## [Your objective]
Set down all of the data that follows word for word, without the images.

## [Data block]
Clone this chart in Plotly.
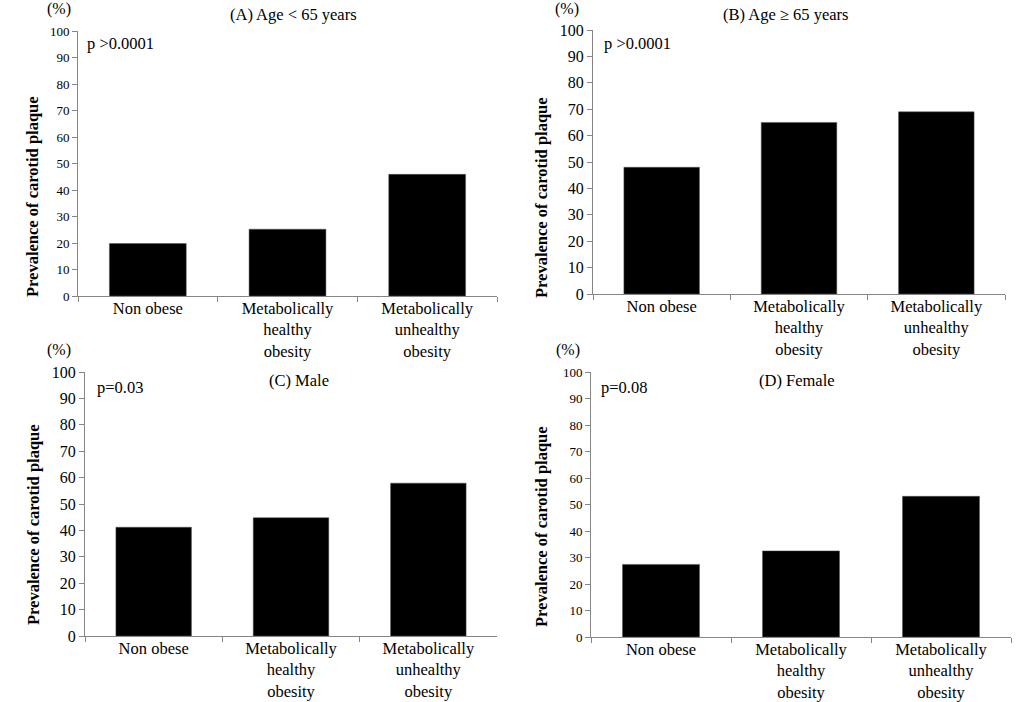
import plotly.graph_objects as go

W, H = 1025, 702

categories = ["Non obese", "Metabolically<br>healthy<br>obesity", "Metabolically<br>unhealthy<br>obesity"]
age_under65 = [19.8, 25.2, 45.9]
age_over65 = [48.0, 65.0, 69.0]
male = [41.2, 44.8, 57.9]
female = [27.4, 32.5, 53.1]
panel_titles = ["(A) Age < 65 years", "(B) Age \u2265 65 years", "(C) Male", "(D) Female"]
p_values = ["p >0.0001", "p >0.0001", "p=0.03", "p=0.08"]
y_ticks = [0, 10, 20, 30, 40, 50, 60, 70, 80, 90, 100]
y_title = "Prevalence of carotid plaque"

FONT = "Liberation Serif"
AXC = "#868686"

def px_x(v):
    return v / W

def px_y(v):
    return 1 - v / H

# panel geometry in pixels: (x0, x1, ytop(100), ybottom(0))
panels = [
    dict(x0=78, x1=497, yt=31, yb=296, tick=13, data=age_under65,
         title=(293, 14), p=(85, 43), pct=(59, 9), ytl=(33, 197)),
    dict(x0=593, x1=1005, yt=30, yb=294, tick=16, data=age_over65,
         title=(785, 14), p=(602, 43), pct=(567, 9), ytl=(541, 198)),
    dict(x0=85, x1=497, yt=372, yb=636, tick=16, data=male,
         title=(299, 381), p=(95, 387), pct=(59, 350), ytl=(33, 525)),
    dict(x0=591, x1=1011, yt=372, yb=637, tick=13, data=female,
         title=(797, 381), p=(599, 387), pct=(568, 350), ytl=(541, 527)),
]

fig = go.Figure()
annotations = []
for i, pn in enumerate(panels):
    n = "" if i == 0 else str(i + 1)
    fig.add_trace(go.Bar(
        x=categories, y=pn["data"], xaxis="x" + n, yaxis="y" + n,
        marker=dict(color="black", line=dict(color="#555555", width=0.5)),
        showlegend=False, hoverinfo="x+y",
    ))
    fig.update_layout(**{
        "xaxis" + n: dict(
            domain=[px_x(pn["x0"]), px_x(pn["x1"])],
            anchor="y" + n, type="category", automargin=False,
            showline=True, linecolor=AXC, linewidth=1,
            ticks="outside", tickson="boundaries", ticklen=5, tickcolor=AXC,
            ticklabelstandoff=-3,
            tickfont=dict(family=FONT, size=16.5, color="black"),
            showgrid=False, zeroline=False, fixedrange=True,
        ),
        "yaxis" + n: dict(
            domain=[px_y(pn["yb"]), px_y(pn["yt"])],
            anchor="x" + n, range=[0, 100], tickvals=y_ticks, automargin=False,
            showline=True, linecolor=AXC, linewidth=1,
            ticks="outside", ticklen=5, tickcolor=AXC,
            tickfont=dict(family=FONT, size=pn["tick"], color="black"),
            showgrid=False, zeroline=False, fixedrange=True,
        ),
    })
    annotations.append(dict(
        text=panel_titles[i], x=px_x(pn["title"][0]), y=px_y(pn["title"][1]),
        xref="paper", yref="paper", xanchor="center", yanchor="middle",
        showarrow=False, font=dict(family=FONT, size=16.5, color="black")))
    annotations.append(dict(
        text=p_values[i], x=px_x(pn["p"][0]), y=px_y(pn["p"][1]),
        xref="paper", yref="paper", xanchor="left", yanchor="middle",
        showarrow=False, font=dict(family=FONT, size=16.5, color="black")))
    annotations.append(dict(
        text="(%)", x=px_x(pn["pct"][0]), y=px_y(pn["pct"][1]),
        xref="paper", yref="paper", xanchor="center", yanchor="middle",
        showarrow=False, font=dict(family=FONT, size=16, color="black")))
    annotations.append(dict(
        text="<b>" + y_title + "</b>", x=px_x(pn["ytl"][0]), y=px_y(pn["ytl"][1]),
        xref="paper", yref="paper", xanchor="center", yanchor="middle",
        textangle=-90, showarrow=False,
        font=dict(family=FONT, size=16.5, color="black")))

fig.update_layout(
    template="none",
    width=W, height=H, margin=dict(l=0, r=0, t=0, b=0, pad=0, autoexpand=False),
    paper_bgcolor="white", plot_bgcolor="white",
    bargap=0.45, annotations=annotations,
    font=dict(family=FONT, color="black"),
)

fig.write_html(
    "out.html",
    config={"displayModeBar": False},
    post_script="document.body.style.margin='0';document.body.style.overflow='hidden';",
)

## [Written solution]
Clone this chart in Plotly.
import plotly.graph_objects as go

W, H = 1025, 702

categories = ["Non obese", "Metabolically<br>healthy<br>obesity", "Metabolically<br>unhealthy<br>obesity"]
age_under65 = [19.8, 25.2, 45.9]
age_over65 = [48.0, 65.0, 69.0]
male = [41.2, 44.8, 57.9]
female = [27.4, 32.5, 53.1]
panel_titles = ["(A) Age < 65 years", "(B) Age \u2265 65 years", "(C) Male", "(D) Female"]
p_values = ["p >0.0001", "p >0.0001", "p=0.03", "p=0.08"]
y_ticks = [0, 10, 20, 30, 40, 50, 60, 70, 80, 90, 100]
y_title = "Prevalence of carotid plaque"

FONT = "Liberation Serif"
AXC = "#868686"

def px_x(v):
    return v / W

def px_y(v):
    return 1 - v / H

# panel geometry in pixels: (x0, x1, ytop(100), ybottom(0))
panels = [
    dict(x0=78, x1=497, yt=31, yb=296, tick=13, data=age_under65,
         title=(293, 14), p=(85, 43), pct=(59, 9), ytl=(33, 197)),
    dict(x0=593, x1=1005, yt=30, yb=294, tick=16, data=age_over65,
         title=(785, 14), p=(602, 43), pct=(567, 9), ytl=(541, 198)),
    dict(x0=85, x1=497, yt=372, yb=636, tick=16, data=male,
         title=(299, 381), p=(95, 387), pct=(59, 350), ytl=(33, 525)),
    dict(x0=591, x1=1011, yt=372, yb=637, tick=13, data=female,
         title=(797, 381), p=(599, 387), pct=(568, 350), ytl=(541, 527)),
]

fig = go.Figure()
annotations = []
for i, pn in enumerate(panels):
    n = "" if i == 0 else str(i + 1)
    fig.add_trace(go.Bar(
        x=categories, y=pn["data"], xaxis="x" + n, yaxis="y" + n,
        marker=dict(color="black", line=dict(color="#555555", width=0.5)),
        showlegend=False, hoverinfo="x+y",
    ))
    fig.update_layout(**{
        "xaxis" + n: dict(
            domain=[px_x(pn["x0"]), px_x(pn["x1"])],
            anchor="y" + n, type="category", automargin=False,
            showline=True, linecolor=AXC, linewidth=1,
            ticks="outside", tickson="boundaries", ticklen=5, tickcolor=AXC,
            ticklabelstandoff=-3,
            tickfont=dict(family=FONT, size=16.5, color="black"),
            showgrid=False, zeroline=False, fixedrange=True,
        ),
        "yaxis" + n: dict(
            domain=[px_y(pn["yb"]), px_y(pn["yt"])],
            anchor="x" + n, range=[0, 100], tickvals=y_ticks, automargin=False,
            showline=True, linecolor=AXC, linewidth=1,
            ticks="outside", ticklen=5, tickcolor=AXC,
            tickfont=dict(family=FONT, size=pn["tick"], color="black"),
            showgrid=False, zeroline=False, fixedrange=True,
        ),
    })
    annotations.append(dict(
        text=panel_titles[i], x=px_x(pn["title"][0]), y=px_y(pn["title"][1]),
        xref="paper", yref="paper", xanchor="center", yanchor="middle",
        showarrow=False, font=dict(family=FONT, size=16.5, color="black")))
    annotations.append(dict(
        text=p_values[i], x=px_x(pn["p"][0]), y=px_y(pn["p"][1]),
        xref="paper", yref="paper", xanchor="left", yanchor="middle",
        showarrow=False, font=dict(family=FONT, size=16.5, color="black")))
    annotations.append(dict(
        text="(%)", x=px_x(pn["pct"][0]), y=px_y(pn["pct"][1]),
        xref="paper", yref="paper", xanchor="center", yanchor="middle",
        showarrow=False, font=dict(family=FONT, size=16, color="black")))
    annotations.append(dict(
        text="<b>" + y_title + "</b>", x=px_x(pn["ytl"][0]), y=px_y(pn["ytl"][1]),
        xref="paper", yref="paper", xanchor="center", yanchor="middle",
        textangle=-90, showarrow=False,
        font=dict(family=FONT, size=16.5, color="black")))

fig.update_layout(
    template="none",
    width=W, height=H, margin=dict(l=0, r=0, t=0, b=0, pad=0, autoexpand=False),
    paper_bgcolor="white", plot_bgcolor="white",
    bargap=0.45, annotations=annotations,
    font=dict(family=FONT, color="black"),
)

fig.write_html(
    "out.html",
    config={"displayModeBar": False},
    post_script="document.body.style.margin='0';document.body.style.overflow='hidden';",
)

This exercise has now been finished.